Phase change materials (PCMs) for thermal storage are available in a number of forms to suit various applications. In its simplest form variations in cooling load can be provided from the latent heat of melting of ice or a frozen eutectic. Ice can be formed by allowing it to build up on the outside of evaporator coils in a tank. Brines are more normally held in closed tanks or plates, again with evaporator coils inside, the outside of the tank forming the secondary heat exchange surface. Eutectics can be formulated according to the temperature required.
An example of alternative PCM is a paraffin-based material. The specific heat capacity of latent heat paraffins is about 2.1 kJ/(kgK). Their melt enthalpy lies between 120 and 160kJ/kg, which is very high for organic materials. The combination of these two values results in an excellent energy storage density. Consequently, latent heat paraffins/waxes offer four to five times higher heat capacity by volume or mass, than water at low operating temperature differences.
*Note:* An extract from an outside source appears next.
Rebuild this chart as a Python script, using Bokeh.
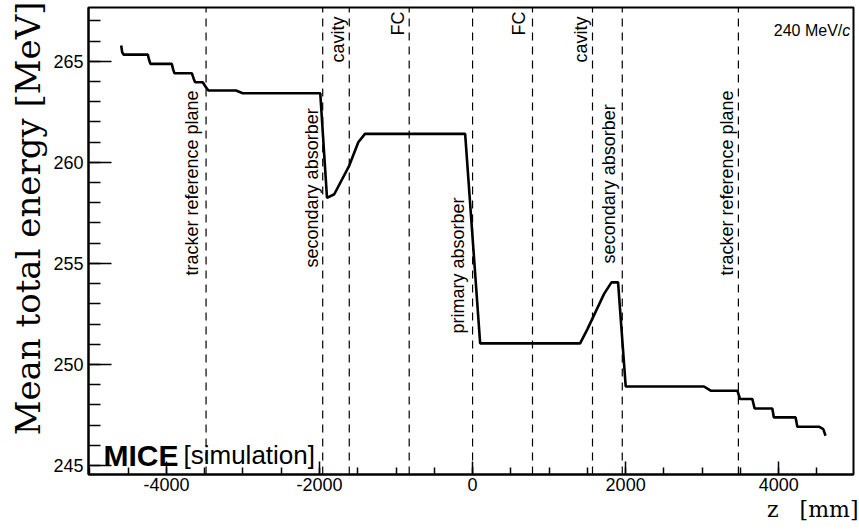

They have a low heat conductivity, but for thermal storage this can be overcome by introducing sufficient surface.
A variation is to have a pumpable fluid such as one of the glycols, and to contain a PCM within capsules in a storage tank. The capsules are in the form of plastic balls and the PCM within may be formulated to suit any required thermal storage temperature.
Bound PCMs incorporate the PCM into an existing structure. When the PCM changes into a liquid within the supporting structure, the combined influence of capillary forces of the supporting material and the special cross-linking additives ensures that the PCM, even when in the liquid phase, remains within the structure. This means that one always works with a ‘dry’ material and liquid handling problems are eliminated. Free spaces within bound PCMs allow for volume expansion of the PCM to take place within the structure.